Sulle sedi è la stessa cosa. Possono lasciare campo libero all’azienda o negoziare il cosiddetto “piano sociale”. Nella riunione del 16 gennaio i consulenti aziendali hanno messo sul tavolo le loro carte, l’assemblea convocata oggi a Milano  dovrebbe iniziare a costruire il percorso che porti ad un’intesa altrettanto utile per i lavoratori coinvolti. L’alternativa sono le cause legali che scavano un solco alternativo al negoziato.

Può essere che qualcuno nel sindacato  ci stia seriamente pensando. La stessa rigidità degli avvocati di Margherita distribuzione potrebbe spingere in quella direzione. Mi permetto di sconsigliarla.

Ristrutturazioni di queste dimensioni non si risolvono in tribunale. Almeno per la stragrande maggioranza dei lavoratori coinvolti. I lavoratori delle sedi non possono essere trasformati in “scudi umani” per ottenere risultati ad altri tavoli da nessuna delle parti in causa. E il MISE più di tanto non può fare. Può accompagnare un’intesa tra le parti, non certo imporre soluzioni che nessuno sarebbe poi in grado di garantire.

C’è un serio rischio di contrapposizioni di interessi tra lavoratori che va evitato assolutamente. Tra i cosiddetti “ultimi” che sono quelli che non hanno alcuna soluzione a portata di mano e i “penultimi” che sono coloro i quali hanno una soluzione che si dovrà consolidare nel tempo.
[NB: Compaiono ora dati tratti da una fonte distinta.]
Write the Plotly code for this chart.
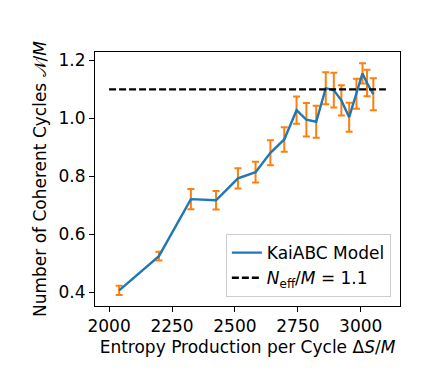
import plotly.graph_objects as go

#%% data
entropy = [2040, 2198, 2325, 2425, 2512, 2582, 2641, 2696, 2745, 2784,
           2823, 2861, 2893, 2923, 2954, 2983, 3007, 3025, 3050]
n_coherent = [0.406, 0.524, 0.721, 0.717, 0.793, 0.814, 0.881, 0.927, 1.028, 0.995,
              0.988, 1.104, 1.097, 1.062, 1.004, 1.085, 1.155, 1.122, 1.083]
n_err = [0.016, 0.015, 0.035, 0.032, 0.035, 0.036, 0.043, 0.042, 0.047, 0.058,
         0.055, 0.055, 0.06, 0.052, 0.05, 0.052, 0.035, 0.046, 0.055]

neff_x = [2000, 3100]
neff_y = [1.1, 1.1]

blue = "#1f77b4"
orange = "#ff7f0e"

#%% figure
fig = go.Figure()

# error bars (drawn first so the line sits on top)
fig.add_trace(go.Scatter(x = entropy, y = n_coherent, mode = "markers",
                         marker = dict(size = 1, color = "rgba(0,0,0,0)"),
                         error_y = dict(type = "data", array = n_err, visible = True,
                                        color = orange, thickness = 2, width = 3.5),
                         showlegend = False, hoverinfo = "skip"))

fig.add_trace(go.Scatter(x = entropy, y = n_coherent, mode = "lines",
                         line = dict(color = blue, width = 2.4),
                         name = "KaiABC Model"))

fig.add_trace(go.Scatter(x = neff_x, y = neff_y, mode = "lines",
                         line = dict(color = "black", width = 2.4, dash = "7px,3px"),
                         name = "<i>N</i><sub>eff</sub>/<i>M</i> = 1.1"))

axis_common = dict(showgrid = False, zeroline = False, showline = True, linecolor = "black",
                   linewidth = 1, mirror = True, ticks = "outside", ticklen = 5,
                   tickcolor = "black", tickfont = dict(size = 17, color = "black"),
                   automargin = False)

fig.update_xaxes(range = [1944, 3156], tickvals = [2000, 2250, 2500, 2750, 3000],
                 title_text = "Entropy Production per Cycle Δ<i>S</i>/<i>M</i>",
                 title_font = dict(size = 17, color = "black"), title_standoff = 5,
                 **axis_common)
fig.update_yaxes(range = [0.352, 1.229], tickvals = [0.4, 0.6, 0.8, 1.0, 1.2],
                 tickformat = ".1f",
                 title_text = "Number of Coherent Cycles 𝒩/<i>M</i>",
                 title_font = dict(size = 17, color = "black"), title_standoff = 7,
                 **axis_common)

fig.update_layout(width = 436, height = 374,
                  margin = dict(l = 87, r = 44, t = 44, b = 76),
                  plot_bgcolor = "white", paper_bgcolor = "white",
                  font = dict(family = "DejaVu Sans", size = 17, color = "black"),
                  showlegend = True,
                  legend = dict(xanchor = "right", x = 0.97, yanchor = "bottom", y = 0.035,
                                bgcolor = "rgba(255,255,255,0.8)", bordercolor = "#cccccc",
                                borderwidth = 1, font = dict(size = 17),
                                itemwidth = 30, tracegroupgap = 0))

fig.write_html("out.html")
Comprendo  le difficoltà per quella  parte del sindacato che ha capito benissimo che in queste situazioni non c’è spazio per la demagogia. Serve saper costruire un percorso negoziale difficile ma fondamentale per tutelare i lavoratori coinvolti. Questa è la fase più delicata dell’operazione. Quella delle scelte.

Da una parte ci sarà chi pensa che sia saggio e lungimirante  rinchiudersi in una sorta di Fort Alamo e rispondere colpo su colpo alle rigidità dei consulenti aziendali. Dall’altra chi ha capito  che è solo la determinazione messa in campo e l’obiettivo finale che è la massima salvaguardia possibile delle persone coinvolte a dare un senso alla fatica della rappresentanza e quindi all’importanza del negoziato. Il metodo “Rivoli” segnala che non ci sono alternative al confronto  pur serrato. E che laddove se ne è verificata la necessità,   le parti lo hanno compreso benissimo.